There is a full basement, but as anyone who knows me can probably guess I didn’t check it out as I did the rest of the house. I managed to make it to the archway and got down on my haunches while D investigated for cracks in the foundation and checked out the boiler. There was no .5 bath down there either.
We thanked the realtor for his time and he locked up. I’ve got his card and we’ll probably call on him again, but we’ll definitely have our own person negotiate for us. I’m sure I didn’t endear myself to the agent as I didn’t speak to him directly much, other than pleasantries and the parting reminder that there was a dead mouse in the tub.
This house isn’t being maintained and probably due to the fact that they’re advertising it to builders and developers as a teardown where the land is worth more. The land is, even the slab where the imaginary 2-car garage sits, and only because the City requires it. I already know the price has come down by half since it originally went on the market, and if you know the area, there is plenty of open office space for lease. Sinking what it would take to prepare and build this place into anything the guy was talking about isn’t even remotely feasible in this economy. In the guy’s defence, he did say that we could put in a bid (which kinda blows the whole “other interested important buyers” story out of the water), which tells me volumes.
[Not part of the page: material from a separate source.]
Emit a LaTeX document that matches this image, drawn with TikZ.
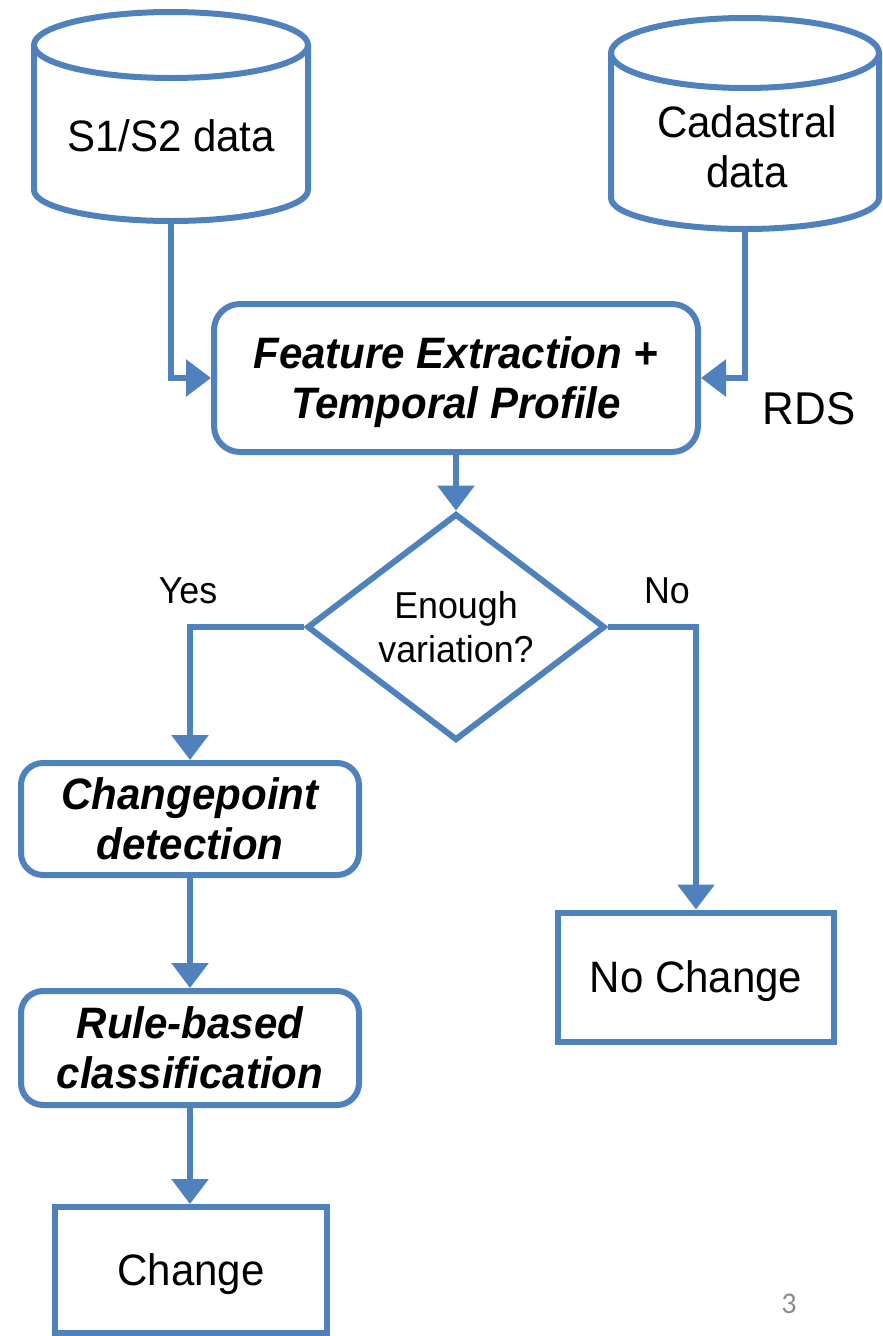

I know this house would be a burden on us financially, even if we get it for the price we want because of all of the work required to fix it up, but I still want it. Bad. In the guy’s defence, he did say that we could put in a bid (which kinda blows the whole “other interested important buyers” story out of the water) and it would probably be considered.
If I may ask my realtor friends a simple question – how far would you go to make sure the owner of a property got the price and buyer s/he wanted? Would you leave a home to fall into utter disrepair for the sake of making it unattractive so it only sells to a developer? For years on end? It bothered me that in this economy where agents and companies are complaining about the decline of sales of any property, a house that could go for its asking price had it been kept up even in the loosest of terms, is left to the local wildlife. Even commercially, the price seems high (the land is zoned R 0-1, meaning you could run a business out of it). The ad on the website still talks about the 1.5 bathrooms and 2-car garage and even has an aerial photo of the garage, but again, it hasn’t existed in a few years. Now I even wonder aboout the “approximate” square footage.
The whole situation kinda pisses me off, but I can wait. I think I can get this house for close to what I want to pay for it so long as the owner and agent become realistic about selling it. If it’s only abut the land, as the house is being neglected, sell me the property for the price of the land, but don’t jack up the price to turn people off.
Maybe I’m way off about this, but I’d like a little advice from my peeps who sell dreams: how would you proceed?
UPDATE 9/8/2011: I discovered a few weeks ago that under a new Realtor, this house sold for $60,000. I’m heartsick that such a beautiful structure will be torn down and become an Allstate office. If the Realtor had been willing to at least entertain a reasonable price, instead of a flat out refusal to even speak to the Owner, a nice family could be moving in.